An anderer Stelle droht sich freilich ein Zeitfenster zu schließen. Mit dem Ausstieg der Genossenschaftsorganisation aus Girogo hat zwar ein Wettbewerbsmodell (das zweifellos geholfen hat, dem kontaktlose Zahlen Wahrnehmung zu verschaffen) an Unterstützung im Markt verloren. Wenn aber die Girocard kontaktlos wird, wäre dies ein neuer starker Wettbewerber, der zudem nicht mit der Hürde des Prepaid-Ansatzes zu kämpfen hätte. Bei den gängigen Co-Badging-Karten wäre dann der große Brocken der Debitumsätze im Inland für Paywave verloren. Für Visa bliebe wohl nur noch die Kreditkarte, falls der Kunde, einmal ans kontaktlose Zahlen gewöhnt, diese Funktion auch auf seiner Kreditkarte verlangt. Noch ist es jedoch nicht so weit. Erst muss die Deutsche Kreditwirtschaft ein Konzept absegnen, das dann mit deutscher Gründlichkeit umgesetzt wird. Beinahe könnte man formulieren: Je uneiniger sich die in der Deutschen Kreditwirtschaft vertretenen Verbände sind, je länger es also dauert, bis die kontaktlose Girocard kommt, desto besser für Visa. Denn diesen Zeitraum muss die Kartenorganisation nutzen, um Paywave am Markt möglichst breit zu etablieren; schließlich werden einmal bestehende Portfolien bekanntlich nicht so schnell umgesteuert. Das aber heißt auch: Ansetzen kann man vor allem bei den bisherigen V-Pay-Emittenten. Denn angesichts der im Raum stehenden Interchange-Regulierung werden Entscheidungen über die künftige Produktstrategie vielfach erst einmal aufgeschoben, bis etwas mehr Klarheit besteht.
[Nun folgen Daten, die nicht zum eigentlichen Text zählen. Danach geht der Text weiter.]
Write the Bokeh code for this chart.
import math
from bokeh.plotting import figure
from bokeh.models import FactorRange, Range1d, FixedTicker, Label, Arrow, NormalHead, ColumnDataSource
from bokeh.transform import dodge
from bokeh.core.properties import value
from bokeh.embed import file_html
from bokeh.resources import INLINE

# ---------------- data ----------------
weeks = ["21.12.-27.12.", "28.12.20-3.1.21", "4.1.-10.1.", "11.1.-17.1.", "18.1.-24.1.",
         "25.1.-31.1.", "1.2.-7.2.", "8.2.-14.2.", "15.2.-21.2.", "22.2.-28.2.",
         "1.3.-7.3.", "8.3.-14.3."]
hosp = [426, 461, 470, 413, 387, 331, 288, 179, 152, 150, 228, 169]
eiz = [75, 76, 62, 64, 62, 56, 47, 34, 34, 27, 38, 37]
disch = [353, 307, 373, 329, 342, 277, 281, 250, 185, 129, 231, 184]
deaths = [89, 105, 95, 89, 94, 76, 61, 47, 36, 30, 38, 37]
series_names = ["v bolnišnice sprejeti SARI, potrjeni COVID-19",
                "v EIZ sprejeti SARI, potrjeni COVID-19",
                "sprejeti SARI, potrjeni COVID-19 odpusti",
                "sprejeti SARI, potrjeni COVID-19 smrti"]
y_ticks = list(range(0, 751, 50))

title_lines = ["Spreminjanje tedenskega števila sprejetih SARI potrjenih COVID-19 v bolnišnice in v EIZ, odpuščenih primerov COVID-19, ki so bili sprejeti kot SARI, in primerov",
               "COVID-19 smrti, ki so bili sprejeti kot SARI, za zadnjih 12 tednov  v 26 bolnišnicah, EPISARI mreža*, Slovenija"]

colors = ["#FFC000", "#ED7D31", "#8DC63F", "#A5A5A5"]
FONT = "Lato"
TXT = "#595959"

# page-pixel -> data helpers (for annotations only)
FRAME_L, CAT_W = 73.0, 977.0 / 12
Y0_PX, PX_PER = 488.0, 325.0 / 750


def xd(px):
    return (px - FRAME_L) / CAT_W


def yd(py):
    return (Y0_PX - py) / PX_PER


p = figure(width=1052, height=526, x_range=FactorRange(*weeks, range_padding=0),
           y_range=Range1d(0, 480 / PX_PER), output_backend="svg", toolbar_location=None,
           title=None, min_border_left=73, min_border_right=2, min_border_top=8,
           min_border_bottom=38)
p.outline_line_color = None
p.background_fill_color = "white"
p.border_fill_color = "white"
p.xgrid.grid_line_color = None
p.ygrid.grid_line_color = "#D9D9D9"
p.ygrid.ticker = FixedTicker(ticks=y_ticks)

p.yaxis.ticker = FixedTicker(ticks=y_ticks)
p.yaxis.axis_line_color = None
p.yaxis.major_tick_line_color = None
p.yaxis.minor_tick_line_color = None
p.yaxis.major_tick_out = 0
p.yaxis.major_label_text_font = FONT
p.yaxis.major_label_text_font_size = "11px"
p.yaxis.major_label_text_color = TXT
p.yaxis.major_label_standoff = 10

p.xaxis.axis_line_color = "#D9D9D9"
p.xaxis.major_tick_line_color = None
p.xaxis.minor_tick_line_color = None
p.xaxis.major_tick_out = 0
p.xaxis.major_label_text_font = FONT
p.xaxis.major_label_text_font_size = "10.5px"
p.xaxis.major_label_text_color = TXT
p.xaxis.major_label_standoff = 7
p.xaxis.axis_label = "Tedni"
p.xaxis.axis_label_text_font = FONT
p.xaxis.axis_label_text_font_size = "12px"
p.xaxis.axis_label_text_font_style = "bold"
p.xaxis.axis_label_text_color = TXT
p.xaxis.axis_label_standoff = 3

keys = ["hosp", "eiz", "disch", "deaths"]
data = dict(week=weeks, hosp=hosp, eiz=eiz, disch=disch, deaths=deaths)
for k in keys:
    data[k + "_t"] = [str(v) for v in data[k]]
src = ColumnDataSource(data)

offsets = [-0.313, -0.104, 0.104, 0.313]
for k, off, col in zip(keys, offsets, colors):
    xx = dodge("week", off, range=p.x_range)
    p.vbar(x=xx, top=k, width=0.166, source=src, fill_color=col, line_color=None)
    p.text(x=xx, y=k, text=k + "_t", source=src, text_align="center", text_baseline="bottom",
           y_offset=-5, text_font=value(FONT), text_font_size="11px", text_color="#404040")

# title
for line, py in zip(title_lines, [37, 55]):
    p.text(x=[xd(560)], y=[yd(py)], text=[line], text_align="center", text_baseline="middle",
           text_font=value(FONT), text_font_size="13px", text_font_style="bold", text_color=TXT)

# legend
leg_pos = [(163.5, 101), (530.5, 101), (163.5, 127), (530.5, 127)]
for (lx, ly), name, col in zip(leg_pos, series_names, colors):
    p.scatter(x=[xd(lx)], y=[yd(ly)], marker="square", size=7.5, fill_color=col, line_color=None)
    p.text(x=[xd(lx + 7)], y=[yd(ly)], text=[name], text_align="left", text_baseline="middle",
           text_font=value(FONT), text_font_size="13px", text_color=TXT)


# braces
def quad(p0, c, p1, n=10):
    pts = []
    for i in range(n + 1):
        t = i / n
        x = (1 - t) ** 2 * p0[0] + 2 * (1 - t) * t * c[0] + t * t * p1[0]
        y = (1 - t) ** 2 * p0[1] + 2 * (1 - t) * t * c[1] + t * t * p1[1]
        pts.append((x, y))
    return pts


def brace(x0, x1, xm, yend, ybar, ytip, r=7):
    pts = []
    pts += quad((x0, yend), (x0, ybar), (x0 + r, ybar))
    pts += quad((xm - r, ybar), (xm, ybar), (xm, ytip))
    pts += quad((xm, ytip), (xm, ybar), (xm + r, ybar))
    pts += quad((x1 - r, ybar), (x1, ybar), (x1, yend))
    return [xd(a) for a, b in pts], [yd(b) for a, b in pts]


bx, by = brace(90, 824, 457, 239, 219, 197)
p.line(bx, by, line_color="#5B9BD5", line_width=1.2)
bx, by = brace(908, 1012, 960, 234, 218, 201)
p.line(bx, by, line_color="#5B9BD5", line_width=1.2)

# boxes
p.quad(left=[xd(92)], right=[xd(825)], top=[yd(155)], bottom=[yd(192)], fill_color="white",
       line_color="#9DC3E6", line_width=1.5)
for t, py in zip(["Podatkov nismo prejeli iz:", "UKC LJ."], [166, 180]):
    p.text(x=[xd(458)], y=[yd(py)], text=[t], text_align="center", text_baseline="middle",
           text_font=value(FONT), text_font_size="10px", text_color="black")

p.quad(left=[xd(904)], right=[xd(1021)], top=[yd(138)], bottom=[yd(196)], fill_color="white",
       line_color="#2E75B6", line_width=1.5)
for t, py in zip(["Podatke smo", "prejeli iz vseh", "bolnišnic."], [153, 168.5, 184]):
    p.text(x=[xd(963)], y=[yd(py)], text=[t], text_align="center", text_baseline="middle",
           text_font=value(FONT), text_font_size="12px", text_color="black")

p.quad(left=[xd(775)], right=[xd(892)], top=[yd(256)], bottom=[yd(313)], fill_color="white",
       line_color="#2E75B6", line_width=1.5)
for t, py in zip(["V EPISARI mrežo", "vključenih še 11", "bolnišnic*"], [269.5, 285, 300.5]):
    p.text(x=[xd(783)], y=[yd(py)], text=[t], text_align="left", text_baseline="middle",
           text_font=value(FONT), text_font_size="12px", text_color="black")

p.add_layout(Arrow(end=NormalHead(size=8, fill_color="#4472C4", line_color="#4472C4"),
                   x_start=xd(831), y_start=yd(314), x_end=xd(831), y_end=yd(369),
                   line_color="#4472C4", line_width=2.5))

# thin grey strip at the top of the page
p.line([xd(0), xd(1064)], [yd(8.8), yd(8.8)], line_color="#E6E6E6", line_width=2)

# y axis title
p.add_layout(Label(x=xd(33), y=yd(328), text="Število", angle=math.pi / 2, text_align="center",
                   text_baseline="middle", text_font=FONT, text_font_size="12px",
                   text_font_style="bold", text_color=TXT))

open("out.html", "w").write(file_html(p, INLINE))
Es ist also sicher kein Zufall, dass es die V-Pay-Emittenten BW-Bank, DKB, Hanseatic Bank und Landesbank Berlin sind, die für 2014 die Einführung von "V.me by Visa" in Deutschland angekündigt haben. Diese Anwendung, die im Erscheinungsbild der Bank daherkommt, soll bei all denen Vertrauen zu wecken, die im E-Commerce aus Sicherheitsgründen nur per Rechnung bestellen, wie es Ottmar Bloching, der General Manager Deutschland bei Visa Europe, als Ziel formuliert. Das Nebeneinander von "V.me" und der im Dezember 2013 in Düsseldorf gestarteten Wallet-Lösung von Vodafone und Wirecard sorgt allerdings auch für eine Verwirrung der Begriffe. Während "Vodafone Smartpass" eine mobile Wallet für den stationären Point of Sale ist, zielt "V.me by Visa" rein auf den E- beziehungsweise M-Commerce. In beiden Lösungen kann der Karteninhaber zwar verschiedene Karten hinterlegen (zumindest theoretisch, denn Vodafone und Wirecard unterstützen bisher nur die eigene Karte). Doch bei V.me lässt der Login mit Eingabe von E-Mail-Adresse und Passwort erkennen, dass dies nicht für den stationären PoS taugt. Bei der gemeinsam mit Vodafone entwickelten Lösung, die demnächst auch in Berlin, München und Frankfurt eingeführt werden soll, genügt hingegen - durchaus warteschlangentauglich - eine nummerische PIN, um die Anwendung freizuschalten. "Wallet" steht also in beiden Fällen drauf, es ist aber Unterschiedliches drin. Die eine Anwendung für alle Bezahlsituationen gibt es immer noch nicht.